Peut-on comparer la collection d’art Renault aux collections actuelles liées à une entreprise ?
Non car à l’origine l’idée n’était pas de « collectionner » mais d’organiser une rencontre fertile avec les artistes de son temps. L’art contemporain n’était, alors, ni une valeur spéculative, ni un signe de prestige, tout au plus un terrain d’expérimentation, une aventure humaine. C’est pourquoi le projet était d’initier une collaboration vivante avec l’artiste et non d’acheter des œuvres finies.
Le monde de Renault est vaste. Comment cela fonctionnait-il ?
Les artistes qui se sont prêtés au jeu ont pu choisir les départements ou postes de travail qui les intéressaient. Par exemple, Tinguely, qui s’intéressait aux machines et Arman, qui accumulait les objets standard, se dirigèrent volontiers vers les chaînes de montage et les ateliers.
Renault a-t-il joué un rôle de producteur avant l’heure ?

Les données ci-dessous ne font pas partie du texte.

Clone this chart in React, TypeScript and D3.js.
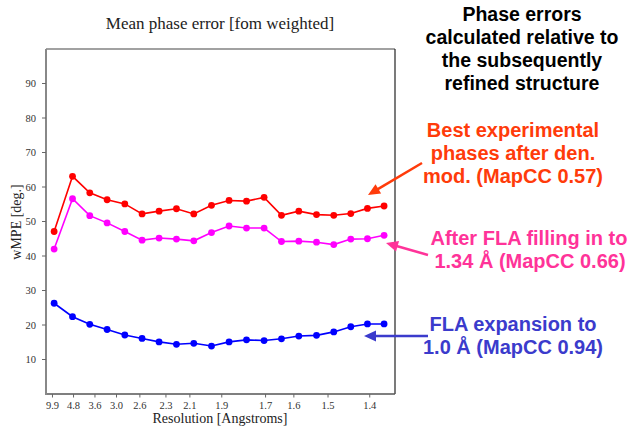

Oui, puisque les œuvres étaient fabriquées avec les ateliers Renault. La Régie gardait seulement quelques pièces, le reste revenait aux artistes. Arman a réalisé 150 œuvres et la collection en possède une vingtaine. Par ailleurs, le projet avait aussi pour ambition de faire apprécier l’art contemporain au personnel de Renault en créant des rencontres avec les artistes.
Quand avez-vous repris en charge la collection ?
En 1996, j’ai été sollicitée pour reprendre en charge la collection : à l’époque 35 artistes de renom et près de 350 œuvres. Depuis, au gré des relations internationales de l’entreprise, nous avons exposé la collection au Japon, au Mexique, au Brésil, en Israël, en Russie, en Arabie Saoudite, en Turquie, en Chine, à Pékin et à Wuhan où s’est installée une grande usine Renault. Avec l’expansion des démarches corporate vers l’art aujourd’hui, l’action de Renault dans l’art de son temps fait figure de précurseur.